— BEGIN Dataset content —

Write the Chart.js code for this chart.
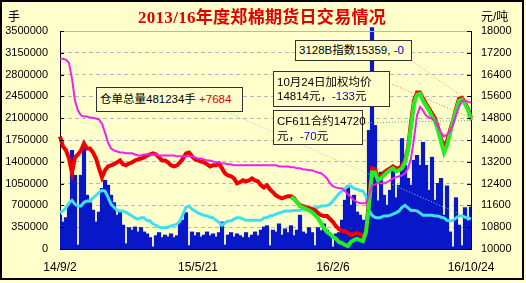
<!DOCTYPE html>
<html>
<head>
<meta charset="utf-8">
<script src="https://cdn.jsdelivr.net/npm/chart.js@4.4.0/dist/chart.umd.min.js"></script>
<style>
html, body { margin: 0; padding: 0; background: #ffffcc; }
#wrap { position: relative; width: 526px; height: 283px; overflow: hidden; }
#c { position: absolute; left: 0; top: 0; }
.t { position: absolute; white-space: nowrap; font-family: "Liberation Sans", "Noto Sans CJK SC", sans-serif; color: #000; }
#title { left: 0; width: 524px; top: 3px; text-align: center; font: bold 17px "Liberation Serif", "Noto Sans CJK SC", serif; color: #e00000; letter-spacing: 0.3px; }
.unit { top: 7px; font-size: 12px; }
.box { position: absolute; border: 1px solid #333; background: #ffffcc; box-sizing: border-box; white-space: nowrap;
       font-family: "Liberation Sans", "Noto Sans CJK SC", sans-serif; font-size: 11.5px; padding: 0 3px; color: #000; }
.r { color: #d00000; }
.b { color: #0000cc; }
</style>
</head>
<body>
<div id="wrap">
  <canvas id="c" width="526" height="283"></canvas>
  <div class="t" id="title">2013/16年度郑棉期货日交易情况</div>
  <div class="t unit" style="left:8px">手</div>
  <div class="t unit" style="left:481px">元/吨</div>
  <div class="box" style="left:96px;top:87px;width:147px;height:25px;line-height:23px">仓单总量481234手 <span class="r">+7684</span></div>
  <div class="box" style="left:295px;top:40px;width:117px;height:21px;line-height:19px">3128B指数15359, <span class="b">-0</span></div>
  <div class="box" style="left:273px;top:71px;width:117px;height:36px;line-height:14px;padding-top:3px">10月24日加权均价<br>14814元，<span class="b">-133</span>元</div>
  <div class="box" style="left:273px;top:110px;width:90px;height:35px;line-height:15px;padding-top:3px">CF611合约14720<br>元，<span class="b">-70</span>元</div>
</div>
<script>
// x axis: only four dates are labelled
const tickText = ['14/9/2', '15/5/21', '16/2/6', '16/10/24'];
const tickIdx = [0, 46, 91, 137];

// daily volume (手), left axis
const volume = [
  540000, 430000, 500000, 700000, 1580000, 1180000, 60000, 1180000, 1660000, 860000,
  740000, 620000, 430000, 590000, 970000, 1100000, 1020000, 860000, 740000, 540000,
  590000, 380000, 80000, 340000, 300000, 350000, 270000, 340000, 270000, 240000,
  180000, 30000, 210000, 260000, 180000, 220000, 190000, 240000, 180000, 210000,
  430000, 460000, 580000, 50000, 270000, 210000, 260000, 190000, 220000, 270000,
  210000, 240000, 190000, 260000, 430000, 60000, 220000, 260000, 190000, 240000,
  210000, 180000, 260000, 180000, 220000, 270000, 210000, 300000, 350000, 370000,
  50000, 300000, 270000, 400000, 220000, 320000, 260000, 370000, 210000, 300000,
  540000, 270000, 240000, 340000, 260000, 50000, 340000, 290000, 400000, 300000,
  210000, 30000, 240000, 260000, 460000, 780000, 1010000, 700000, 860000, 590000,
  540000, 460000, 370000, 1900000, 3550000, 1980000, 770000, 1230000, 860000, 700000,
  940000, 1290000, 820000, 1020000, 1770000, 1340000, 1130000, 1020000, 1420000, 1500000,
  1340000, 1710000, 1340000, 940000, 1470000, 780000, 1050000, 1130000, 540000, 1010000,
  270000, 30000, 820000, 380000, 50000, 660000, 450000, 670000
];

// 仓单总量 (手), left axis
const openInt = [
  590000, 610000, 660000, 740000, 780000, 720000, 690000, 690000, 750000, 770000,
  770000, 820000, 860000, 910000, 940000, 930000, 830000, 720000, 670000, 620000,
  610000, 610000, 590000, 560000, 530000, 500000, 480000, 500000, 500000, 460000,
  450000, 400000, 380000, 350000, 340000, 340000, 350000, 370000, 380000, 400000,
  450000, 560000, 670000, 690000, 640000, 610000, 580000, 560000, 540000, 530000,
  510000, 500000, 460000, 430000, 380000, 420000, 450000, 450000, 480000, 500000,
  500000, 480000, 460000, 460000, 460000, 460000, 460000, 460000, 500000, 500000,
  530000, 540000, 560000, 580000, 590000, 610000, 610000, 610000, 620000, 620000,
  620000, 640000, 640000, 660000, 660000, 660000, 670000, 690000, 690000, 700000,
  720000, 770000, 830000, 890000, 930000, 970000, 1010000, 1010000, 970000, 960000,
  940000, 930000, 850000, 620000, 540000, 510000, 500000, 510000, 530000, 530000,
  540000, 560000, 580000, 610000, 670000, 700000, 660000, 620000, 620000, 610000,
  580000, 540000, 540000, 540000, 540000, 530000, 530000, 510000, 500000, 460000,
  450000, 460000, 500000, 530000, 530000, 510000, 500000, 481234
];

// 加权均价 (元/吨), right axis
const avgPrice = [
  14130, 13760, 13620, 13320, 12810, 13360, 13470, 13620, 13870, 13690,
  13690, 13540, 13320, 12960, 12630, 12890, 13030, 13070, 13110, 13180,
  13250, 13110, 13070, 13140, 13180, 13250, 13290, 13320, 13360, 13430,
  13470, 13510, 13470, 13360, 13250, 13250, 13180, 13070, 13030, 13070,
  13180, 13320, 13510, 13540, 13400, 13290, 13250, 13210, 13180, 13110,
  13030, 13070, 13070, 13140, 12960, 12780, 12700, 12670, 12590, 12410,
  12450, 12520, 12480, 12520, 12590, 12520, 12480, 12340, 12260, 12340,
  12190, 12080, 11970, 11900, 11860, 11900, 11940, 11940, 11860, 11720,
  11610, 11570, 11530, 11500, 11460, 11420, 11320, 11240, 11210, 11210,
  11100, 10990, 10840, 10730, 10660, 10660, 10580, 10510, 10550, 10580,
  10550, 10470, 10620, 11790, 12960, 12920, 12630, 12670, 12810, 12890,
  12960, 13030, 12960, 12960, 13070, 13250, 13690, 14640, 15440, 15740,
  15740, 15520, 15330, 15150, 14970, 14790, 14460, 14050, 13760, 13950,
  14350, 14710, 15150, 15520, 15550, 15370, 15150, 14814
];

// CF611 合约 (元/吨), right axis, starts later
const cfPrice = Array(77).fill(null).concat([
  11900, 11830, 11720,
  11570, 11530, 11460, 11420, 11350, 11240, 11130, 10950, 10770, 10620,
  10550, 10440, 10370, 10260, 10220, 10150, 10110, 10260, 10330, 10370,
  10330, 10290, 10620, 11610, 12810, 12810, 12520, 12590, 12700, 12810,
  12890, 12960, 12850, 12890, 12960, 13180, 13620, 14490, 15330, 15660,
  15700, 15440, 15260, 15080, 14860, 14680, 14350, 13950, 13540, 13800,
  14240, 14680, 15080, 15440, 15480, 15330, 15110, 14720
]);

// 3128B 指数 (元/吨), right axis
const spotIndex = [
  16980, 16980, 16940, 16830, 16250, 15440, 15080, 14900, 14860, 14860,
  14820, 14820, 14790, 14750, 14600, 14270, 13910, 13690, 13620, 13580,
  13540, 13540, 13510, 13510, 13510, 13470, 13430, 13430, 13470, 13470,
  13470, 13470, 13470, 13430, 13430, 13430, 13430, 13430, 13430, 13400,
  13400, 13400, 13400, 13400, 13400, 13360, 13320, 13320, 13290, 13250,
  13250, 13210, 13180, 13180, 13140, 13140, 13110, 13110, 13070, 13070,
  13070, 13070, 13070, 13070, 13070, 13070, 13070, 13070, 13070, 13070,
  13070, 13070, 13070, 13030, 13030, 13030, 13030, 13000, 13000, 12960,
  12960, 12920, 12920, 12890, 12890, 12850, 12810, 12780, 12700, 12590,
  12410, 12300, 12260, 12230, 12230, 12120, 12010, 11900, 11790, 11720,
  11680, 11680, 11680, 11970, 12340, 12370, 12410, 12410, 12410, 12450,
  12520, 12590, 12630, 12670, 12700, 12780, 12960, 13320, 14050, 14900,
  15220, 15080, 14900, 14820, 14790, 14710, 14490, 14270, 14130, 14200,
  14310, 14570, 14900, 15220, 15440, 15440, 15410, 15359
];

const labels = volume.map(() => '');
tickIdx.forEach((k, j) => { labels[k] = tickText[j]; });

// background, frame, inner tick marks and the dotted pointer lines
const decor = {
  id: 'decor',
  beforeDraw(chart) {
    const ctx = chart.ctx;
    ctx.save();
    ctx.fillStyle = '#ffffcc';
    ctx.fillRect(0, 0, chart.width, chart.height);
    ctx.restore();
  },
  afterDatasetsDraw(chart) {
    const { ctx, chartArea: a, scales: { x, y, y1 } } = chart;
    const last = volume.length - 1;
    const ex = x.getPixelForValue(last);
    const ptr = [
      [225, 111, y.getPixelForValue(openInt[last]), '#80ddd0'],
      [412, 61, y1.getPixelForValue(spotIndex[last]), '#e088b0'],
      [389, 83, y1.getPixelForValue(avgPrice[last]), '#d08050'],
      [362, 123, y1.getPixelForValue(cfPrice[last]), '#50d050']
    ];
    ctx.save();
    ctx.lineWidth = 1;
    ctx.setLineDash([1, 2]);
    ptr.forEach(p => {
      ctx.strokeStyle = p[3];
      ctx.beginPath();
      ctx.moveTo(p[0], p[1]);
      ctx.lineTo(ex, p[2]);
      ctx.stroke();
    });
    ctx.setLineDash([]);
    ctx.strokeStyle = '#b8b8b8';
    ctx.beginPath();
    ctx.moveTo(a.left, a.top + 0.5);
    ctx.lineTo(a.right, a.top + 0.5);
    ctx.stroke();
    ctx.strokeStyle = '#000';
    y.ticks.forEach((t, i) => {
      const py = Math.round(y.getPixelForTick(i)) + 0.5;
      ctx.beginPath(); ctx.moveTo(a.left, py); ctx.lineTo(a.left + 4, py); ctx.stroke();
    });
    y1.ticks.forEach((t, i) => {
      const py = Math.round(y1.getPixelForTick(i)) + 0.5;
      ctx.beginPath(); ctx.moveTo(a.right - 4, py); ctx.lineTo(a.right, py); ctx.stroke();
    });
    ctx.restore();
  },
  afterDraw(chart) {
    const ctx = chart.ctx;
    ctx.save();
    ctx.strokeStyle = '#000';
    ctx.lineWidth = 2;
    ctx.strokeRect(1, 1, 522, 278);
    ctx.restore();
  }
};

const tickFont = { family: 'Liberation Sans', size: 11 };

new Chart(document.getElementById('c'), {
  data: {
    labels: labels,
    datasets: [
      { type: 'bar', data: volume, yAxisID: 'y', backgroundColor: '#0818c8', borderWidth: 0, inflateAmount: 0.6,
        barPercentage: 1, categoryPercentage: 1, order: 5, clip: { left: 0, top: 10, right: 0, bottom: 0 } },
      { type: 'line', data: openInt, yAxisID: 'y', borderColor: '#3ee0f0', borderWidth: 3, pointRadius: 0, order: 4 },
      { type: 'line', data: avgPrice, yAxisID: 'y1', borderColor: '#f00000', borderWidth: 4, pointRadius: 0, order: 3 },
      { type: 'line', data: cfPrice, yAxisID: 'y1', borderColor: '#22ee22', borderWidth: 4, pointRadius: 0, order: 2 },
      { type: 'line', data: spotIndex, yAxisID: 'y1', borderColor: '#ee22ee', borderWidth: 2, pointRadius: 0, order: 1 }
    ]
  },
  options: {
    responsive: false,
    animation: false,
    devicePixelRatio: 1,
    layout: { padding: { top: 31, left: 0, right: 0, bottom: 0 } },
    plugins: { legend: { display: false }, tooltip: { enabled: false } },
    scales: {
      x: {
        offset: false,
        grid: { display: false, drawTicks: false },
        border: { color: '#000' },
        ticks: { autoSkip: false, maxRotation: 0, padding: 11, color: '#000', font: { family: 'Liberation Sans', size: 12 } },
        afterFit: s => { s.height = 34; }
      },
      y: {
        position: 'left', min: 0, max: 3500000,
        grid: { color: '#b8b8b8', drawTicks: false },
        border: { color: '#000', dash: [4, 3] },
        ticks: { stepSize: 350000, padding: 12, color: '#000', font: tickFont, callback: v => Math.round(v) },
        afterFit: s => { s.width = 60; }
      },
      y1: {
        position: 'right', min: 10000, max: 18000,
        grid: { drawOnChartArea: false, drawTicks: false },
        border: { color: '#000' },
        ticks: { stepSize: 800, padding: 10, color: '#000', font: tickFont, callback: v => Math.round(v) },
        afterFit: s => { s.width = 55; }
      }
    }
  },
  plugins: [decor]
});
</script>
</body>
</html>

— END Dataset content —

Omitting all pictures, restate exactly the lines of the material from its start through the line that contains "const tickIdx = [0, 46, 91, 137];".

▶ **Answer for this exercise**
Write the Chart.js code for this chart.
<!DOCTYPE html>
<html>
<head>
<meta charset="utf-8">
<script src="https://cdn.jsdelivr.net/npm/chart.js@4.4.0/dist/chart.umd.min.js"></script>
<style>
html, body { margin: 0; padding: 0; background: #ffffcc; }
#wrap { position: relative; width: 526px; height: 283px; overflow: hidden; }
#c { position: absolute; left: 0; top: 0; }
.t { position: absolute; white-space: nowrap; font-family: "Liberation Sans", "Noto Sans CJK SC", sans-serif; color: #000; }
#title { left: 0; width: 524px; top: 3px; text-align: center; font: bold 17px "Liberation Serif", "Noto Sans CJK SC", serif; color: #e00000; letter-spacing: 0.3px; }
.unit { top: 7px; font-size: 12px; }
.box { position: absolute; border: 1px solid #333; background: #ffffcc; box-sizing: border-box; white-space: nowrap;
       font-family: "Liberation Sans", "Noto Sans CJK SC", sans-serif; font-size: 11.5px; padding: 0 3px; color: #000; }
.r { color: #d00000; }
.b { color: #0000cc; }
</style>
</head>
<body>
<div id="wrap">
  <canvas id="c" width="526" height="283"></canvas>
  <div class="t" id="title">2013/16年度郑棉期货日交易情况</div>
  <div class="t unit" style="left:8px">手</div>
  <div class="t unit" style="left:481px">元/吨</div>
  <div class="box" style="left:96px;top:87px;width:147px;height:25px;line-height:23px">仓单总量481234手 <span class="r">+7684</span></div>
  <div class="box" style="left:295px;top:40px;width:117px;height:21px;line-height:19px">3128B指数15359, <span class="b">-0</span></div>
  <div class="box" style="left:273px;top:71px;width:117px;height:36px;line-height:14px;padding-top:3px">10月24日加权均价<br>14814元，<span class="b">-133</span>元</div>
  <div class="box" style="left:273px;top:110px;width:90px;height:35px;line-height:15px;padding-top:3px">CF611合约14720<br>元，<span class="b">-70</span>元</div>
</div>
<script>
// x axis: only four dates are labelled
const tickText = ['14/9/2', '15/5/21', '16/2/6', '16/10/24'];
const tickIdx = [0, 46, 91, 137];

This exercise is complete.